Prompt - Start with the line that contains "Output the Python" and end with the line that contains "from matplotlib.ticker import FuncFormatter"; retype those lines and the ones between them exactly, without any pictures.

Records excerpted from a collection
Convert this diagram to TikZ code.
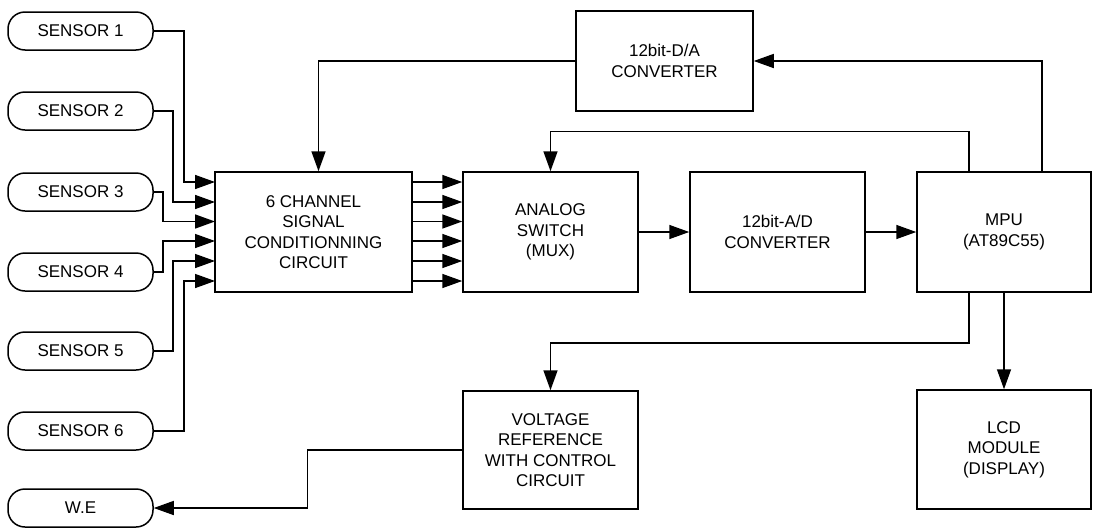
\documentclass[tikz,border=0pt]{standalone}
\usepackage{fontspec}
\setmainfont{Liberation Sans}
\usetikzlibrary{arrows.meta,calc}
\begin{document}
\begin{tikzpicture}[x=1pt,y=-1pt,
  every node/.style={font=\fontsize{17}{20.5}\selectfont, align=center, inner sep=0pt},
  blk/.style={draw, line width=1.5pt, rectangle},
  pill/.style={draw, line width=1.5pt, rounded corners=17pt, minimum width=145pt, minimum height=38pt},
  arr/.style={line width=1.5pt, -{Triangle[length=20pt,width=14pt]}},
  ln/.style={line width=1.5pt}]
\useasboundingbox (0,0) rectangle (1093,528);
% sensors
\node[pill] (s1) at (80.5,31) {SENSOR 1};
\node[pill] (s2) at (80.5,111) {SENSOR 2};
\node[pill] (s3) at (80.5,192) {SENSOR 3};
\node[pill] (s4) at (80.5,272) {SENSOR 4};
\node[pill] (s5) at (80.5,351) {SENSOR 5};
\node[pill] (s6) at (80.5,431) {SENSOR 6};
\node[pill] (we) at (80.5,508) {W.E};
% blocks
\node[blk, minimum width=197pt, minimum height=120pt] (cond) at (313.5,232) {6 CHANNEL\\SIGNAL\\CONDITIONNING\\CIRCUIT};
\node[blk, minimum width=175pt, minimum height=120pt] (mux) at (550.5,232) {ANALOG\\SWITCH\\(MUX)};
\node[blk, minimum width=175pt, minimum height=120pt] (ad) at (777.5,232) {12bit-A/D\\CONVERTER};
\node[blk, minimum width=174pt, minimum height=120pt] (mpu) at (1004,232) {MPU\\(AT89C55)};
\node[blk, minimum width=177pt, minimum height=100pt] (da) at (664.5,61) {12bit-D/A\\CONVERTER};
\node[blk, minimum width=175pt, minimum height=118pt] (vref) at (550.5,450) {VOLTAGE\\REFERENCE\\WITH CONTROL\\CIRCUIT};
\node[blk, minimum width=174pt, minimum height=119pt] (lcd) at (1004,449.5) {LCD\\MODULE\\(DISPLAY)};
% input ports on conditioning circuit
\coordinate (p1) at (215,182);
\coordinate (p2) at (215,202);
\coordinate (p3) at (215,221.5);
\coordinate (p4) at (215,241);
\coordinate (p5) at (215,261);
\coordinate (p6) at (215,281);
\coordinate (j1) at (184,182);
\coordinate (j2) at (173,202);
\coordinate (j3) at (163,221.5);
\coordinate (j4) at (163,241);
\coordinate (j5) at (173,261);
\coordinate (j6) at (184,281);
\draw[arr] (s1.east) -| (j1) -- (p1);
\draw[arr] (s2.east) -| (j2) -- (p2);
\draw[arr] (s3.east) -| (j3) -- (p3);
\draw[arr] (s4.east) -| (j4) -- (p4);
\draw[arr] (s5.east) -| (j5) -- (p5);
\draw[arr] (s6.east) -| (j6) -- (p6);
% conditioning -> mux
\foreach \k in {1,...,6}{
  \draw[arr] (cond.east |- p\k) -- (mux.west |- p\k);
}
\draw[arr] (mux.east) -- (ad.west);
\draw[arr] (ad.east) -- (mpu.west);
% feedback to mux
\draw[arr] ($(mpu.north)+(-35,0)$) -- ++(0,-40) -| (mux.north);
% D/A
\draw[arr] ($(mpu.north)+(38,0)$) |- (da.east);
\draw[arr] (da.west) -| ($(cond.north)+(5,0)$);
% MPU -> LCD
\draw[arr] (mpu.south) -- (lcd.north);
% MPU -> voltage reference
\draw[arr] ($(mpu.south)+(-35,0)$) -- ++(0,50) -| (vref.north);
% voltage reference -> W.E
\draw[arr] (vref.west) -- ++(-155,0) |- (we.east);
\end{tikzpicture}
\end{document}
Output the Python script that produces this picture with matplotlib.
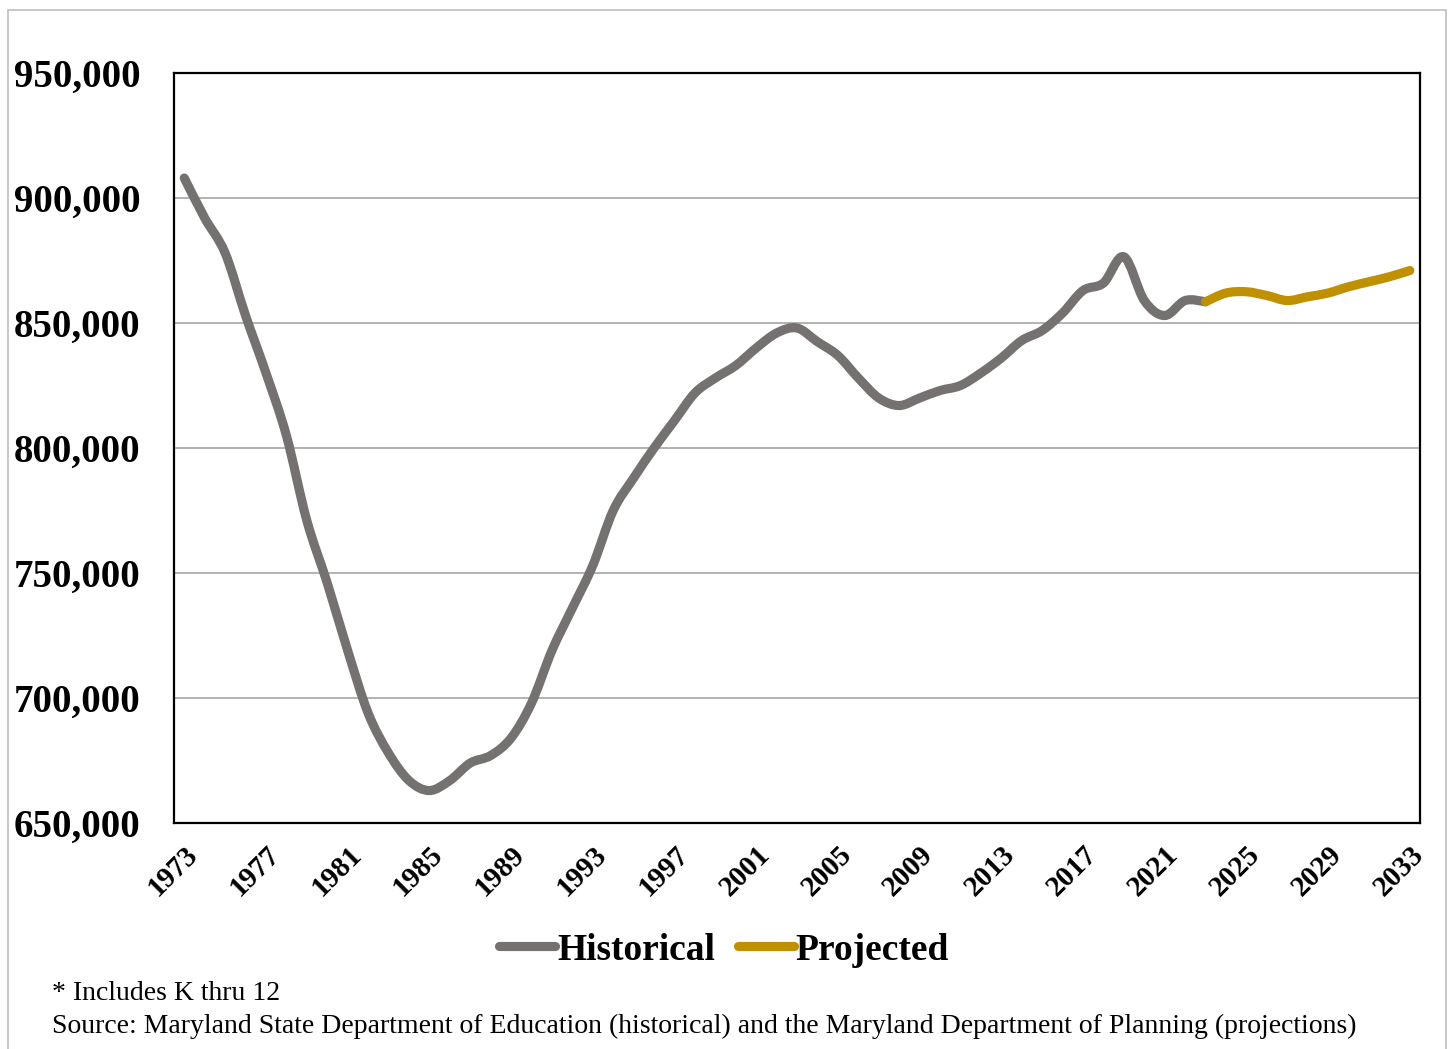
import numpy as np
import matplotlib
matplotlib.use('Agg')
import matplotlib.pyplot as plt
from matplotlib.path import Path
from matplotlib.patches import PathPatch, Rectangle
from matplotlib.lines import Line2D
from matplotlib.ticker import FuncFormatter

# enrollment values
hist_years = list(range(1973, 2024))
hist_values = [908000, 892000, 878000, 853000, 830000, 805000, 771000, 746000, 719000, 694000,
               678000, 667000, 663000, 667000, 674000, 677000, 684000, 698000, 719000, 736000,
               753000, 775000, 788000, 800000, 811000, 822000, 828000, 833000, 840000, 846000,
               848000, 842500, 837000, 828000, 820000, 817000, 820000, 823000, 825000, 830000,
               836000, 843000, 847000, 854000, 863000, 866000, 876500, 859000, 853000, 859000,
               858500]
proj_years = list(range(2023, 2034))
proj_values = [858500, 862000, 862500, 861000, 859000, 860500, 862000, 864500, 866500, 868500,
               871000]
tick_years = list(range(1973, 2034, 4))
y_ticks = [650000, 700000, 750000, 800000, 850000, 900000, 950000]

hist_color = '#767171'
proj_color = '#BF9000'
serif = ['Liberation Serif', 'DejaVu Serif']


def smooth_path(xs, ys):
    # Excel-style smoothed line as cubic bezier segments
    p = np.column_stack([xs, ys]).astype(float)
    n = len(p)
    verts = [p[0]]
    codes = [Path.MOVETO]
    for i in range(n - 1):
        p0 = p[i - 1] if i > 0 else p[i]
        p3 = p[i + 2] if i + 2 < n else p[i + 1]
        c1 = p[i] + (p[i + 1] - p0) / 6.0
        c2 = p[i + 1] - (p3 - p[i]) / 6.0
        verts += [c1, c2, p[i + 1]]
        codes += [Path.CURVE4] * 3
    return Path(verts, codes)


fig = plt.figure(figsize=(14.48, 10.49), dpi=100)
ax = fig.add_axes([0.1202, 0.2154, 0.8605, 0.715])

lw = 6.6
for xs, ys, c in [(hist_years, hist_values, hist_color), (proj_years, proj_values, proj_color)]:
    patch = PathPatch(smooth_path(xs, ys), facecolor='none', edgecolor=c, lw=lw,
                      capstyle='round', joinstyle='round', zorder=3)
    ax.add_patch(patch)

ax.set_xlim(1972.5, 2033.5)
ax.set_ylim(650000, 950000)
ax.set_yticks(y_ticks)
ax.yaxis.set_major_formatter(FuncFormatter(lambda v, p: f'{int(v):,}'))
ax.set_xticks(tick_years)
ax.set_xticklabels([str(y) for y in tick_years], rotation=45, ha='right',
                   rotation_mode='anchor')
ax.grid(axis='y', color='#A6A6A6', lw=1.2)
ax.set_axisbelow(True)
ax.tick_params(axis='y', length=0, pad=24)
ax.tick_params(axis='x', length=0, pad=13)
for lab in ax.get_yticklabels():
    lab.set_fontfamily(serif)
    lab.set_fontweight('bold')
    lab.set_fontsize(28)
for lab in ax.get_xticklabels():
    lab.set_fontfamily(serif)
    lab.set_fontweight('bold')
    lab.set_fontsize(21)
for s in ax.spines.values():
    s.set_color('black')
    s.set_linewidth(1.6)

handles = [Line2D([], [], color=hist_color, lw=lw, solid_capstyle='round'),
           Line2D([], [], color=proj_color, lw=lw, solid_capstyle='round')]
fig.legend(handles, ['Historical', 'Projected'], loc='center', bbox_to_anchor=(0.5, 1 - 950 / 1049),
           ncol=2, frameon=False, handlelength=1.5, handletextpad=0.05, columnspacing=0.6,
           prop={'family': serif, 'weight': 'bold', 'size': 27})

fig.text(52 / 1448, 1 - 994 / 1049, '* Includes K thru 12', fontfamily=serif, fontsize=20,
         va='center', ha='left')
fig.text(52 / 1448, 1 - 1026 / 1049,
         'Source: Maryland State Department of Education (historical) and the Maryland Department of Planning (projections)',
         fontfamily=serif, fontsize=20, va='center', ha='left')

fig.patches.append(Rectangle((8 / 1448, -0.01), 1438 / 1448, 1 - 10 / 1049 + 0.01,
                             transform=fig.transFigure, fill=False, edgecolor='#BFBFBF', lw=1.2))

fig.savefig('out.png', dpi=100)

Solution for this problem -
Output the Python script that produces this picture with matplotlib.
import numpy as np
import matplotlib
matplotlib.use('Agg')
import matplotlib.pyplot as plt
from matplotlib.path import Path
from matplotlib.patches import PathPatch, Rectangle
from matplotlib.lines import Line2D
from matplotlib.ticker import FuncFormatter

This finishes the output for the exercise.